What is a 'sex-positive' space?
In a context where many people today meet online, we believe that 'sex-positive' spaces are extremely important. Such spaces are not the equivalent of sex parties or swingers’ clubs, for they also include a great deal of erotic education through experiential workshops, as well as offering other non-sexual activities, including bodywork, dance, singing, music, eating together, bushwalking, swimming and socialising without pressure. What differentiates them is that they are spaces where sexual and erotic expression is allowed in the widest sense. ‘Sex-Positive’ spaces are safer than other ways of connecting with people (such as dating apps) because there is a group accountability mechanism built into the structure. Many of the same people return month after month and year after year. During this time, we accompany one another through all different kinds of life-transitions.
But perhaps the greatest value of 'sex-positive' spaces is that they break down the culturally imposed barriers between our sexual interests and the rest of our lives. The society puts a lot of judgement on those who enter these spaces, as if it would mean that they must be not committed partners, immature or otherwise untrustworthy. But the opposite is true. People who enter these spaces acknowledge that they have something more to learn about love and sexuality and see the value of doing so in the open light in a group with others—just as with any other skill or interest.
In such spaces people not only have ‘transformational experiences’, but, more importantly, they learn valuable life lessons they would not learn otherwise, for example, in terms of their partner-choices, their relationship patterns and how they interact socially and erotically. ‘Sex-positive’ spaces also present marvellous opportunities for the creation for empathy and compassion, when people open up and allow themselves to be seen and to be vulnerable. And with time they give us the courage actively to challenge the values of mainstream society and can even lead us to change our life's direction, (as happened to me).

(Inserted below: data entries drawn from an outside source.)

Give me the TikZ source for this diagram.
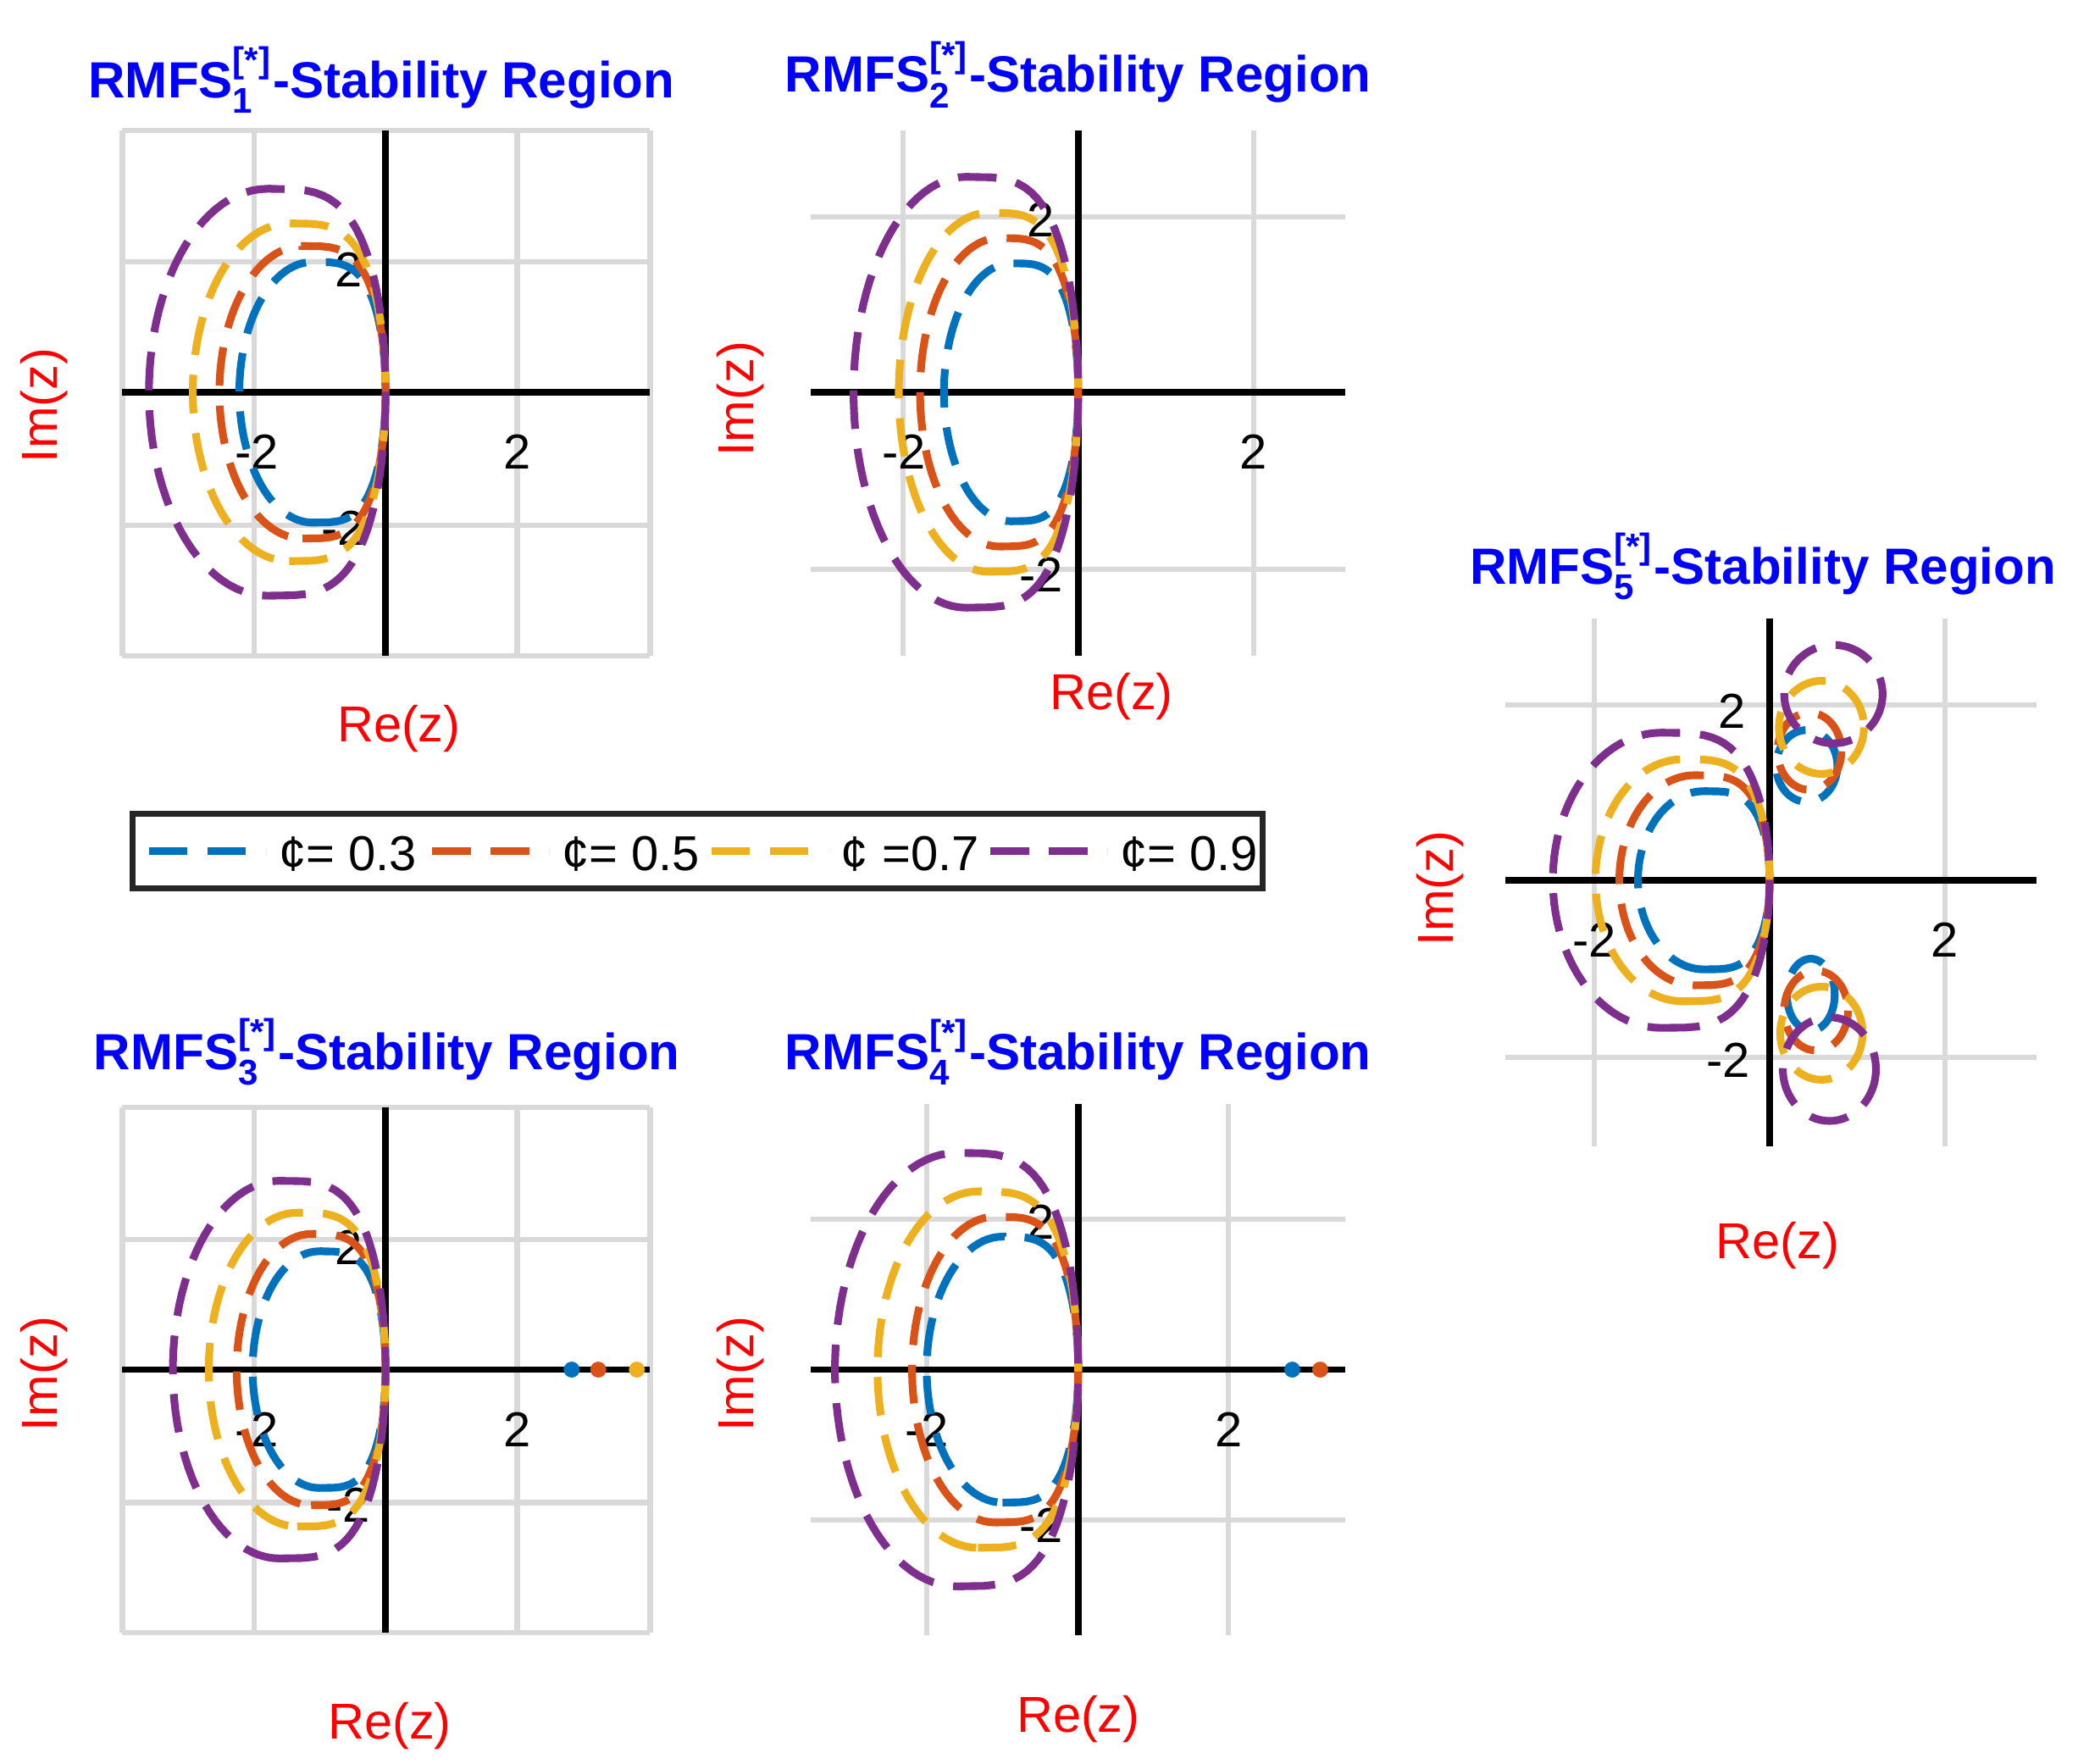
\documentclass[tikz,border=0pt]{standalone}
\usepackage{amsmath}
\usepackage{fontspec}
\setmainfont{Liberation Sans}
\definecolor{cb}{HTML}{0072BD}
\definecolor{co}{HTML}{D95319}
\definecolor{cy}{HTML}{EDB120}
\definecolor{cp}{HTML}{7E2F8E}
\definecolor{gr}{HTML}{D9D9D9}
\definecolor{tb}{HTML}{0000FF}
\newcommand\dcur[5]{\draw[#5,dsh] plot[domain=-90:90,samples=50] ({#1-#3/2+#3/2*pow(abs(cos(\x)),0.55)},{#2-#4*sin(\x)}) -- plot[domain=90:270,samples=50] ({#1-#3/2+#3/2*cos(\x)},{#2-#4*sin(\x)});}
\newcommand\rmfs[1]{RMFS$^{\text{[*]}}_{\text{#1}}$-Stability Region}
\begin{document}
\begin{tikzpicture}[x=0.1mm,y=-0.1mm,
  dsh/.style={line width=0.58mm,dash pattern=on 2.9mm off 1.5mm},
  grd/.style={gr,line width=0.4mm},
  ax/.style={black,line width=0.5mm},
  ttl/.style={text=tb,font=\fontsize{10.9}{12}\selectfont\bfseries},
  tck/.style={font=\fontsize{10.5}{12}\selectfont},
  lab/.style={text=red,font=\fontsize{10.8}{12}\selectfont},
  dot/.style={circle,inner sep=0pt,minimum size=1.2mm}]
\useasboundingbox (0,0) rectangle (1563,1326);
% ---------- Panel 1
\foreach \v in {92,191,389,489} \draw[grd] (\v,98) -- (\v,493);
\foreach \h in {98,197,395,493} \draw[grd] (92,\h) -- (489,\h);
\draw[ax] (92,295) -- (489,295); \draw[ax] (290,98) -- (290,493);
\node[tck] (t1a) at (193,340) {-2}; \node[tck] (t1b) at (389,340) {2};
\node[tck] (t1c) at (262,203) {2}; \node[tck] (t1d) at (258,397) {-2};
\dcur{290}{295}{110}{98}{cb} \dcur{290}{295}{125}{110}{co}
\dcur{290}{295}{145}{127}{cy} \dcur{290}{295}{178}{153}{cp}
\node[ttl] (T1) at (287,60) {\rmfs{1}};
\node[lab] (R1) at (300,548) {Re(z)};
\node[lab,rotate=90] (I1) at (33,305) {Im(z)};
% ---------- Panel 2
\foreach \v in {679,943} \draw[grd] (\v,98) -- (\v,493);
\foreach \h in {163,428} \draw[grd] (610,\h) -- (1012,\h);
\draw[ax] (610,295) -- (1012,295); \draw[ax] (811,98) -- (811,493);
\node[tck] (t2a) at (680,340) {-2}; \node[tck] (t2b) at (943,340) {2};
\node[tck] (t2c) at (783,165) {2}; \node[tck] (t2d) at (783,432) {-2};
\dcur{811}{295}{101}{97}{cb} \dcur{811}{295}{119}{116}{co}
\dcur{811}{295}{135}{135}{cy} \dcur{811}{295}{169}{162}{cp}
\node[ttl] (T2) at (811,56) {\rmfs{2}};
\node[lab] (R2) at (836,524) {Re(z)};
\node[lab,rotate=90] (I2) at (557,300) {Im(z)};
% ---------- Panel 3
\foreach \v in {92,191,389,489} \draw[grd] (\v,833) -- (\v,1228);
\foreach \h in {833,932,1130,1228} \draw[grd] (92,\h) -- (489,\h);
\draw[ax] (92,1030) -- (489,1030); \draw[ax] (290,833) -- (290,1228);
\node[tck] (t3a) at (193,1075) {-2}; \node[tck] (t3b) at (389,1075) {2};
\node[tck] (t3c) at (262,938) {2}; \node[tck] (t3d) at (262,1132) {-2};
\dcur{290}{1030}{100}{89}{cb} \dcur{290}{1030}{112}{102}{co}
\dcur{290}{1030}{133}{118}{cy} \dcur{290}{1030}{160}{142}{cp}
\node[dot,fill=cb] (d3a) at (430,1030) {};
\node[dot,fill=co] (d3b) at (450,1030) {};
\node[dot,fill=cy] (d3c) at (479,1030) {};
\node[ttl] (T3) at (291,791) {\rmfs{3}};
\node[lab] (R3) at (293,1298) {Re(z)};
\node[lab,rotate=90] (I3) at (33,1033) {Im(z)};
% ---------- Panel 4
\foreach \v in {697,924} \draw[grd] (\v,830) -- (\v,1230);
\foreach \h in {917,1143} \draw[grd] (610,\h) -- (1012,\h);
\draw[ax] (610,1030) -- (1012,1030); \draw[ax] (811,830) -- (811,1230);
\node[tck] (t4a) at (697,1075) {-2}; \node[tck] (t4b) at (924,1075) {2};
\node[tck] (t4c) at (783,919) {2}; \node[tck] (t4d) at (783,1147) {-2};
\dcur{811}{1030}{114}{100}{cb} \dcur{811}{1030}{125}{115}{co}
\dcur{811}{1030}{151}{134}{cy} \dcur{811}{1030}{183}{163}{cp}
\node[dot,fill=cb] (d4a) at (972,1030) {};
\node[dot,fill=co] (d4b) at (993,1030) {};
\node[ttl] (T4) at (811,791) {\rmfs{4}};
\node[lab] (R4) at (811,1293) {Re(z)};
\node[lab,rotate=90] (I4) at (557,1033) {Im(z)};
% ---------- Panel 5
\foreach \v in {1199,1463} \draw[grd] (\v,465) -- (\v,862);
\foreach \h in {530,795} \draw[grd] (1132,\h) -- (1532,\h);
\draw[ax] (1132,662) -- (1532,662); \draw[ax] (1331,465) -- (1331,862);
\node[tck] (t5a) at (1199,707) {-2}; \node[tck] (t5b) at (1463,707) {2};
\node[tck] (t5c) at (1303,535) {2}; \node[tck] (t5d) at (1300,797) {-2};
\dcur{1331}{662}{99}{67}{cb} \dcur{1331}{662}{113}{79}{co}
\dcur{1331}{662}{131}{91}{cy} \dcur{1331}{662}{163}{111}{cp}
\draw[cb,dsh] (1359,576) ellipse [x radius=23,y radius=27];
\draw[co,dsh] (1361,565) ellipse [x radius=24,y radius=29];
\draw[cy,dsh] (1370,547) ellipse [x radius=32,y radius=35];
\draw[cp,dsh] (1379,522) ellipse [x radius=37,y radius=37];
\draw[cb,dsh] (1362,748) ellipse [x radius=18,y radius=27];
\draw[co,dsh] (1366,760) ellipse [x radius=24,y radius=30];
\draw[cy,dsh] (1370,777) ellipse [x radius=31,y radius=35];
\draw[cp,dsh] (1376,804) ellipse [x radius=35,y radius=39];
\node[ttl] (T5) at (1326,426) {\rmfs{5}};
\node[lab] (R5) at (1337,937) {Re(z)};
\node[lab,rotate=90] (I5) at (1083,668) {Im(z)};
% ---------- Legend
\node[draw=black!85,line width=0.45mm,fill=white,minimum width=85mm,minimum height=5.6mm,inner sep=0pt] (leg) at (525,640) {};
\foreach \c/\xa/\t [count=\i] in {cb/112/{¢= 0.3},co/325/{¢= 0.5},cy/535/{¢ =0.7},cp/745/{¢= 0.9}}{
  \coordinate (la\i) at (\xa,640); \coordinate (lb\i) at (\xa+88,640);
  \draw[\c,dsh] (la\i) -- (lb\i);
  \node[tck,anchor=west,inner sep=0pt] (lt\i) at (\xa+97,642) {\t};
}
\end{tikzpicture}
\end{document}
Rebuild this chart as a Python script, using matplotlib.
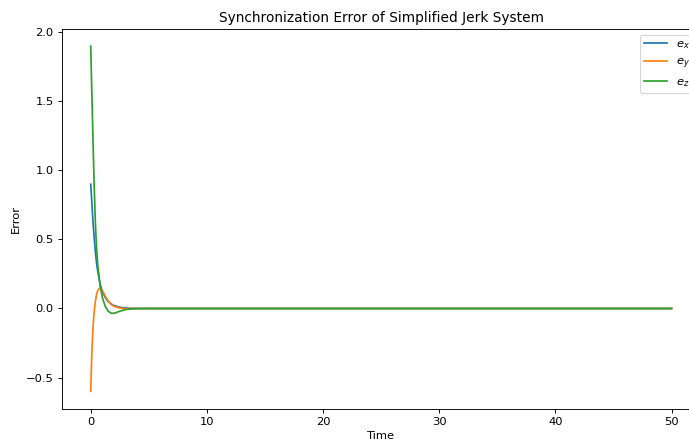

To be honest, however, 'sex-positive' spaces are not for everyone, and I do not believe one should ‘hard-sell’ them. There is often emotional upheaval as people find themselves confronted with emotions they are sometimes not used to or patterns of behaviour they are sometimes too used to. Each year I find that I am also challenged in a myriad of ways and constantly question myself.
Peter Banki, Ph.D
P.S. For your interest here is the trailer of the remarkable film YES, WE FUCK by Antonio Centeno and Raúl de la Morena which we showed at the inaugural Exploring Sex and Disability: A Celebration in November. People who experience functional diversity are at the hard edge of our sex-negative culture, for they are often considered to be asexual and are discriminated against by others, who do not see them viable sexual or romantic partners. From them, I have learned a great deal about the value--even the necessity--of creating 'sex-positive' spaces.